The Isle of Man’s annual rate of inflation has dipped.
December’s figures were published today.
It stood at 7.4% for December 2022, down from 7.9% in November 2022.
The wide category ‘housing, water, electricity, gas and other fuels’ continues to be the biggest contributor to the rate of inflation, with an increase of 22.9%, with gas seeing the biggest increase in this category of 60.9%.
The rise in ‘oil and other fuels’ – encompassing heating oil – is 57.3%.
Petrol and oil is up 16.5% year on year.
‘Food and non-alcoholic beverages’ has seen the second biggest increase, contributing 13.1% to the overall consumer prices index, with prices rising 0.8% on the previous month. Butter is 29% more expensive than 12 months ago.
Sugar and preserves are up 23.9% and milk is up 22.9%.

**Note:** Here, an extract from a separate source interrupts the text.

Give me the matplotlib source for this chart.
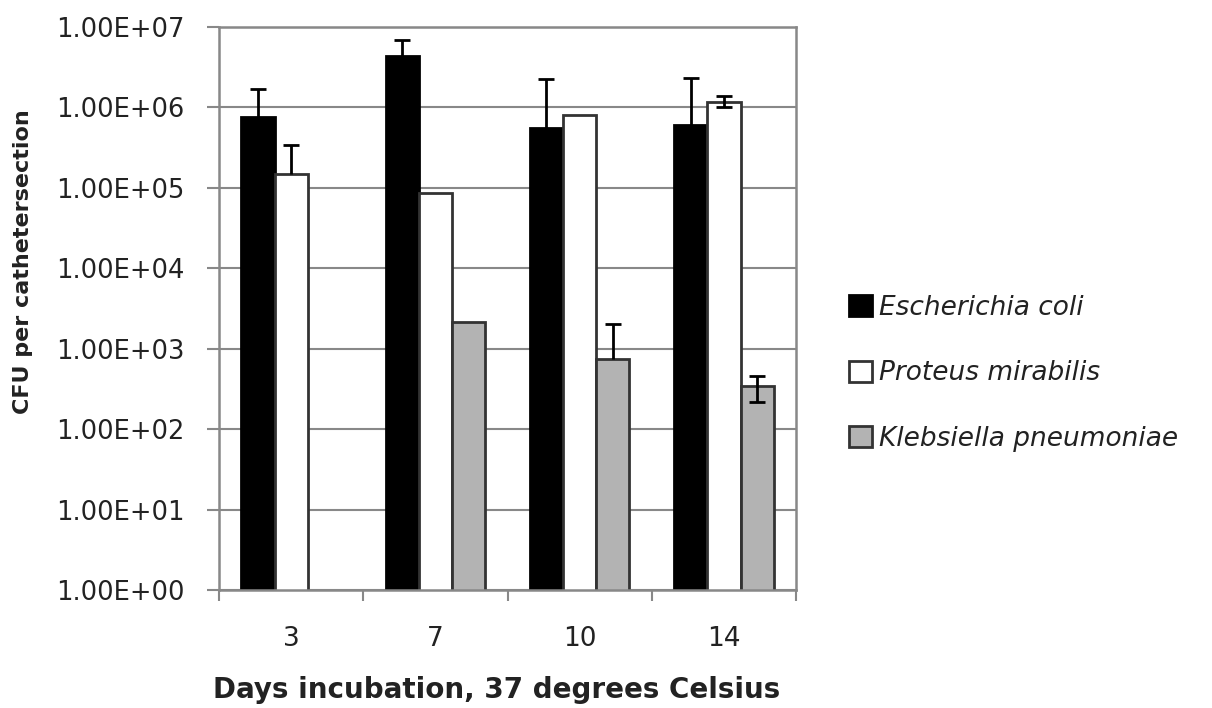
import numpy as np
import matplotlib.pyplot as plt
from matplotlib.ticker import FixedLocator, NullLocator

plt.rcParams['font.family'] = ['DejaVu Sans']

days = ['3', '7', '10', '14']
species = ['Escherichia coli', 'Proteus mirabilis', 'Klebsiella pneumoniae']

ecoli = [7.5e5, 4.4e6, 5.6e5, 6.0e5]
ecoli_err_hi = [9.5e5, 2.4e6, 1.7e6, 1.7e6]
ecoli_err_lo = [0, 0, 0, 0]

proteus = [1.47e5, 8.7e4, 8.0e5, 1.17e6]
proteus_err_hi = [1.9e5, 0, 0, 2.0e5]
proteus_err_lo = [0, 0, 0, 1.7e5]

kleb = [np.nan, 2.15e3, 7.4e2, 3.4e2]
kleb_err_hi = [0, 0, 1.26e3, 1.2e2]
kleb_err_lo = [0, 0, 0, 1.2e2]

fig = plt.figure(figsize=(12.12, 7.08), dpi=100)
ax = fig.add_axes([0.1807, 0.1667, 0.4761, 0.7953])

x = np.arange(len(days))
w = 0.23
series = [
    (ecoli, ecoli_err_lo, ecoli_err_hi, 'black', 'black'),
    (proteus, proteus_err_lo, proteus_err_hi, 'white', '#333333'),
    (kleb, kleb_err_lo, kleb_err_hi, '#b3b3b3', '#333333'),
]
handles = []
for i, (vals, lo, hi, fc, ec) in enumerate(series):
    pos = x + (i - 1) * w
    b = ax.bar(pos, vals, width=w, color=fc, edgecolor=ec, linewidth=2, zorder=2)
    handles.append(b)
    vals, lo, hi = np.array(vals), np.array(lo), np.array(hi)
    # upper-only error bars (no lower cap), then two-sided ones
    up = (hi > 0) & (lo == 0)
    both = lo > 0
    if up.any():
        _, caps, _ = ax.errorbar(pos[up], vals[up], yerr=[lo[up], hi[up]], fmt='none',
                                 ecolor='black', elinewidth=2, capsize=6, capthick=2, zorder=3)
        caps[0].set_visible(False)
    if both.any():
        ax.errorbar(pos[both], vals[both], yerr=[lo[both], hi[both]], fmt='none',
                    ecolor='black', elinewidth=2, capsize=6, capthick=2, zorder=3)

ax.set_yscale('log')
ax.set_ylim(1, 1e7)
ax.set_xlim(-0.5, 3.5)
ax.yaxis.set_major_locator(FixedLocator([10.0 ** k for k in range(8)]))
ax.yaxis.set_minor_locator(NullLocator())
ax.set_yticklabels(['1.00E+%02d' % k for k in range(8)])
ax.grid(axis='y', color='#888888', linewidth=1.5, zorder=0)
ax.set_axisbelow(True)

ax.set_xticks(x)
ax.set_xticklabels(days)
ax.set_xticks(np.arange(-0.5, 4, 1), minor=True)
ax.tick_params(axis='x', which='major', length=0, pad=26, labelsize=19, labelcolor='#222222')
ax.tick_params(axis='x', which='minor', length=8, width=1.5, color='#888888')
ax.tick_params(axis='y', which='major', length=9, width=1.5, color='#888888',
               labelsize=18.5, labelcolor='#222222', pad=16)

for s in ax.spines.values():
    s.set_color('#888888')
    s.set_linewidth(1.8)

ax.set_ylabel('CFU per cathetersection', fontsize=16, fontweight='bold', color='#222222')
ax.yaxis.set_label_coords(-0.322, 0.584)
ax.set_xlabel('Days incubation, 37 degrees Celsius', fontsize=20, fontweight='bold', color='#222222')
ax.xaxis.set_label_coords(0.481, -0.152)

leg = fig.legend([h[0] for h in handles], species, loc='upper left',
                 bbox_to_anchor=(0.681, 0.617), frameon=False,
                 handlelength=0.85, handleheight=0.85, handletextpad=0.3,
                 labelspacing=1.5, prop={'size': 19, 'style': 'italic'})
for t in leg.get_texts():
    t.set_color('#222222')

fig.savefig('out.png', dpi=100)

The third biggest contributor to the rate of inflation was ‘restaurants and hotels’ contributing 11.8% to the overall CPI.
Catering has seen the biggest increase in this category 13.5%.
Bus fares are cheaper thanks to a government subsidy and air tickets are down 4% since December 2021 but sea travel rose by 16.2%.
CPI inflation peaked in July at 10.8%.
Inflation measured by the Retail Prices Index, which uses different criteria, is 9.7% for December.